3. Alabama DL finished the season the same way it started the year. Aside from the increased pressure on Mendoza at times in the first half, Alabama’s defensive line couldn’t find a way to make a positive difference Thursday. L.T. Overton’s return was welcomed, and he had 7 tackles to finish as the second-leading tackler on the team, but none came behind the line and there weren’t any big moments for the senior in his final game. More problematic was the way Alabama’s tackles were controlled. James Smith was shut out of the box score, while Tim Keenan, Edric Hill and London Simmons combined for 6 tackles but again, nothing in negative space. Indiana actually had more tackles for loss in the running game (3-2) than Alabama despite Alabama only making 17 rushing attempts, while Indiana ran the ball 50 times. There was just a general overall lack of playmaking ability shown by Alabama’s defensive front in this game, when one or two drive-changing plays might have made some kind of difference had they happened early enough in the contest.
4. Left without a running game to fall back on, Simpson wasn’t enough by himself against a good secondary. Simpson was 12-of-16 for the day and didn’t throw an interception, but he only found openings on checkdowns and shorter routes, winding up with 67 total yards of offense. The fumble was a backbreaker – no pun intended, as Simpson’s season of hard hits to the back and obliques finally reached critical mass on the play on which he fumbled.
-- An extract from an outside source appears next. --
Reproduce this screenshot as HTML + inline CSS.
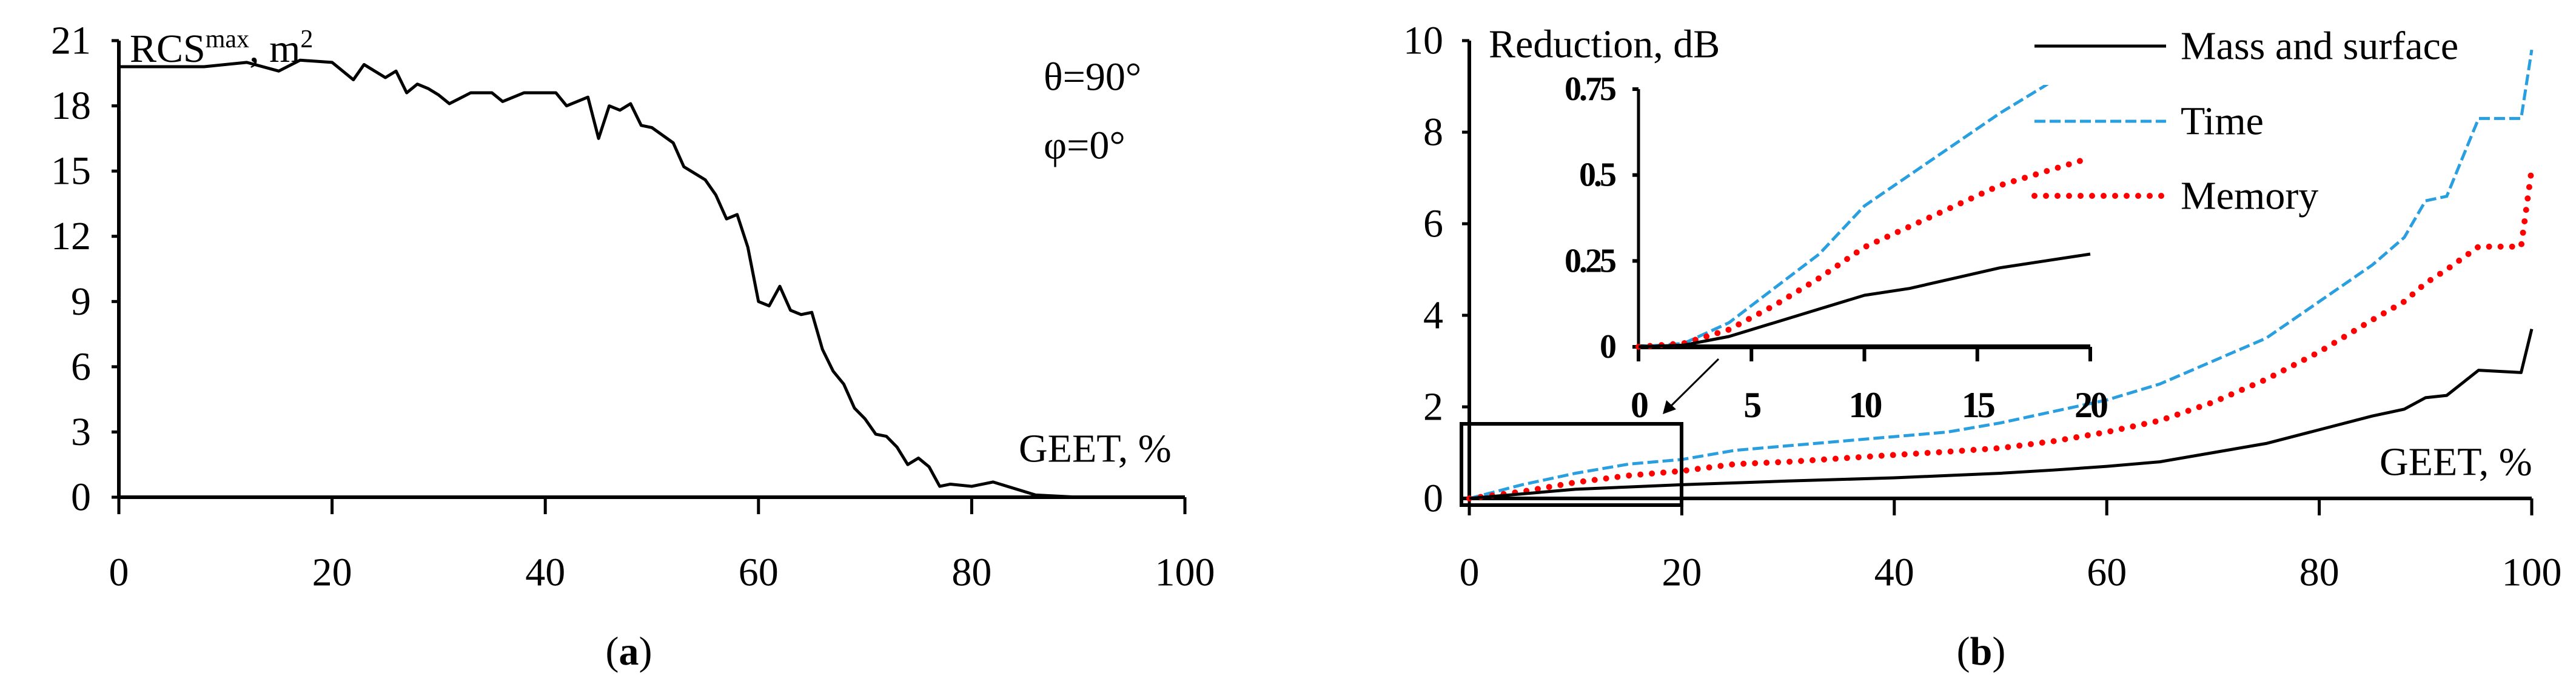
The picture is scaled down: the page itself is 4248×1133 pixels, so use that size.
<!DOCTYPE html>
<html><head><meta charset="utf-8"><style>
html,body{margin:0;padding:0;background:#fff;}
svg{display:block;font-family:"Liberation Serif",serif;}
</style></head><body>
<svg id="c" width="4248" height="1133" viewBox="0 0 4248 1133"></svg>
<script>
const leftX=[0,8,12,15,17,20,22,23,25,26,27,28,29,30,31,33,35,36,38,41,42,44,45,46,47,48,49,50,52,53,55,56,57,58,59,60,61,62,63,64,65,66,67,68,69,70,71,72,73,74,75,76,77,78,80,82,84,86,90];
const leftY=[19.8,19.8,20.0,19.6,20.1,20.0,19.2,19.9,19.3,19.6,18.6,19.0,18.8,18.5,18.1,18.6,18.6,18.2,18.6,18.6,18.0,18.4,16.5,18.0,17.8,18.1,17.1,17.0,16.3,15.2,14.6,13.9,12.8,13.0,11.5,9.0,8.8,9.7,8.6,8.4,8.5,6.8,5.8,5.2,4.1,3.6,2.9,2.8,2.3,1.5,1.8,1.4,0.5,0.6,0.5,0.7,0.4,0.1,0];
const leftYTicks=[0,3,6,9,12,15,18,21];
const xTicks=[0,20,40,60,80,100];
const rightX=[0,5,10,15,20,25,30,40,45,50,55,60,65,70,75,80,85,88,90,92,95,99,100];
const massY=[0,0.1,0.2,0.25,0.3,0.34,0.38,0.45,0.5,0.55,0.62,0.7,0.8,1.0,1.2,1.5,1.8,1.95,2.2,2.25,2.8,2.75,3.7];
const timeY=[0,0.3,0.55,0.75,0.85,1.05,1.15,1.35,1.45,1.65,1.9,2.15,2.5,3.0,3.5,4.3,5.1,5.7,6.5,6.6,8.3,8.3,9.8];
const memY=[0,0.15,0.35,0.5,0.6,0.75,0.8,0.95,1.02,1.1,1.25,1.45,1.7,2.1,2.6,3.2,3.9,4.3,4.7,5.0,5.5,5.5,7.2];
const rightYTicks=[0,2,4,6,8,10];
const insetX=[0,2,4,6,8,10,12,14,16,18,20];
const insetMass=[0,0.005,0.03,0.07,0.11,0.15,0.17,0.2,0.23,0.25,0.27];
const insetTime=[0,0.01,0.07,0.17,0.27,0.41,0.5,0.59,0.68,0.76,0.85];
const insetMem=[0,0.01,0.05,0.12,0.2,0.29,0.35,0.41,0.47,0.51,0.55];
const insetXTicks=[0,5,10,15,20];
const insetYTicks=[0,0.25,0.5,0.75];
const insetYLabels=["0","0.25","0.5","0.75"];

const svg=document.getElementById('c');const NS='http://www.w3.org/2000/svg';
function el(t,a,p){const e=document.createElementNS(NS,t);for(const k in a)e.setAttribute(k,a[k]);(p||svg).appendChild(e);return e;}
function txt(x,y,s,a,p){const e=el('text',Object.assign({x:x,y:y,'font-size':66,fill:'#000','text-anchor':'middle','dominant-baseline':'central'},a||{}),p);e.textContent=s;return e;}
function lin(d0,d1,r0,r1){return v=>r0+(v-d0)/(d1-d0)*(r1-r0);}

// Left chart
const lx=lin(0,100,196,1954), ly=lin(0,21,820,67);
let g=el('g',{});
let a=el('line',{x1:196,y1:ly(21),x2:196,y2:820,stroke:'#000','stroke-width':6},g);
a=el('line',{x1:196,y1:820,x2:1954,y2:820,stroke:'#000','stroke-width':6},g);
leftYTicks.forEach(v=>{el('line',{x1:184,y1:ly(v),x2:196,y2:ly(v),stroke:'#000','stroke-width':5},g);let t=txt(150,ly(v),String(v),{'text-anchor':'end'},g);});
xTicks.forEach(v=>{el('line',{x1:lx(v),y1:820,x2:lx(v),y2:848,stroke:'#000','stroke-width':5},g);let t=txt(lx(v),944,String(v),{},g);});
let p=el('polyline',{points:leftX.map((x,i)=>lx(x)+','+ly(leftY[i])).join(' '),fill:'none',stroke:'#000','stroke-width':5,'stroke-linejoin':'round'},g);
let t=el('text',{x:214,y:102,'font-size':66},g);t.innerHTML='RCS<tspan font-size="42" dy="-24">max</tspan><tspan dy="24">, m</tspan><tspan font-size="42" dy="-24">2</tspan>';
t=txt(1721,127,'θ=90°',{'text-anchor':'start'},g);
t=txt(1721,240,'φ=0°',{'text-anchor':'start'},g);
t=txt(1680,740,'GEET, %',{'text-anchor':'start'},g);
t=el('text',{x:1037,y:1074,'font-size':66,'text-anchor':'middle','dominant-baseline':'central'},g);t.innerHTML='(<tspan font-weight="bold">a</tspan>)';

// Right chart
const rx=lin(0,100,2423,4175), ry=lin(0,10,822,67);
g=el('g',{});
a=el('line',{x1:2423,y1:ry(10),x2:2423,y2:822,stroke:'#000','stroke-width':6},g);
a=el('line',{x1:2410,y1:822,x2:4175,y2:822,stroke:'#000','stroke-width':6},g);
rightYTicks.forEach(v=>{el('line',{x1:2411,y1:ry(v),x2:2423,y2:ry(v),stroke:'#000','stroke-width':5},g);let t=txt(2380,ry(v),String(v),{'text-anchor':'end'},g);});
xTicks.forEach(v=>{el('line',{x1:rx(v),y1:822,x2:rx(v),y2:850,stroke:'#000','stroke-width':5},g);let t=txt(rx(v),944,String(v),{},g);});
function series(xs,ys,fx,fy,style,name,parent){const e=el('polyline',Object.assign({points:xs.map((x,i)=>fx(x)+','+fy(ys[i])).join(' '),fill:'none'},style),parent);return e;}
const sMass={stroke:'#000','stroke-width':5,'stroke-linejoin':'round'};
const sTime={stroke:'#2a9fe0','stroke-width':5,'stroke-dasharray':'18 7'};
const sMem={stroke:'#ff0000','stroke-width':10,'stroke-dasharray':'0 19','stroke-linecap':'round'};
series(rightX,timeY,rx,ry,sTime,'time-line',g);
series(rightX,memY,rx,ry,sMem,'memory-line',g);
series(rightX,massY,rx,ry,sMass,'mass-and-surface-line',g);
t=txt(2455,73,'Reduction, dB',{'text-anchor':'start'},g);
t=txt(3924,762,'GEET, %',{'text-anchor':'start'},g);
// legend
const leg=[['Mass and surface',sMass,76],['Time',sTime,200],['Memory',sMem,323]];
leg.forEach(l=>{let li=el('line',Object.assign({x1:3355,y1:l[2],x2:3572,y2:l[2]},l[1]),g);let tt=txt(3596,l[2],l[0],{'text-anchor':'start'},g);});
// zoom box and arrow
a=el('rect',{x:2410,y:699,width:363,height:134,fill:'none',stroke:'#000','stroke-width':6},g);
a=el('line',{x1:2834,y1:592,x2:2750,y2:675,stroke:'#000','stroke-width':3},g);
el('polygon',{points:'2742,683 2748,660 2764,675',fill:'#000'},g);
// inset
const ix=lin(0,20,2702,3447), iy=lin(0,0.75,572,147);
const ig=el('g',{},g);
el('clipPath',{id:'ic'},ig);el('rect',{x:2690,y:140,width:800,height:440},ig.lastChild);
a=el('line',{x1:2702,y1:147,x2:2702,y2:572,stroke:'#000','stroke-width':5},ig);
a=el('line',{x1:2702,y1:572,x2:3447,y2:572,stroke:'#000','stroke-width':8},ig);
insetYTicks.forEach((v,i)=>{el('line',{x1:2692,y1:iy(v),x2:2702,y2:iy(v),stroke:'#000','stroke-width':6},ig);let t=txt(2662,iy(v),insetYLabels[i],{'text-anchor':'end','font-weight':'bold','font-size':56,'letter-spacing':'-4'},ig);});
insetXTicks.forEach(v=>{el('line',{x1:ix(v),y1:572,x2:ix(v),y2:596,stroke:'#000','stroke-width':6},ig);let t=txt(ix(v),668,String(v),{'font-weight':'bold','font-size':60,'letter-spacing':'-4'},ig);});
const cg=el('g',{'clip-path':'url(#ic)'},ig);
series(insetX,insetTime,ix,iy,sTime,'inset-time-line',cg);
series(insetX,insetMem,ix,iy,sMem,'inset-memory-line',cg);
series(insetX,insetMass,ix,iy,sMass,'inset-mass-and-surface-line',cg);
t=el('text',{x:3267,y:1074,'font-size':66,'text-anchor':'middle','dominant-baseline':'central'},g);t.innerHTML='(<tspan font-weight="bold">b</tspan>)';
</script>
</body></html>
Knocked from the game, Alabama saw Austin Mack look better at driving the ball on deeper routes, but not to the extent that anyone would think Bama has been playing the wrong quarterback up to this point. Simpson tried his best and has a deep highlight reel to remember from the 2025-2026 season, but in a QB-centric offense, Alabama wasn’t centric enough, thanks to Simpson’s injuries and the inability to overcome the lack of a competent rushing attack.
5. The bright spots for the future: WR Ryan Williams, young LBs/DBs, and overall program continuity. First of all, WR Ryan Williams needs to be mentioned because he showed up, caught 6 passes – many of which were followed by big hits – and was the closest thing Alabama had to a difference-maker on the field. The consistently upbeat Williams is easy to pull for, even when drops rise to a maddening number, so this is hopefully a performance to build on. There may be a kudo-within-a-kudo here for new WR coach Derrick Nix, who has worked with Williams the last couple of weeks. Elsewhere, everyone knows by now about young CBs Zabien Brown and Dijon Lee Jr., but Alabama also got some mileage out of freshman S Ivan Taylor, and late in the game, ILBs Q.B. Reese and Cayden Jones. We hope Jones finds a way to stay healthy in 2026, because he has some pop when he can stay on the field. The biggest positive takeaway going forward, though, comes from the lack of chaos in and around the program relative to where it’s been the last 2-3 years, and where it is for other programs at the moment. The next season or two for DeBoer will be critical, but Alabama appears set to head off into this offseason without having to navigate the kind of negativity and uncertainty that several teams – many of them Bama’s rivals – are having to face.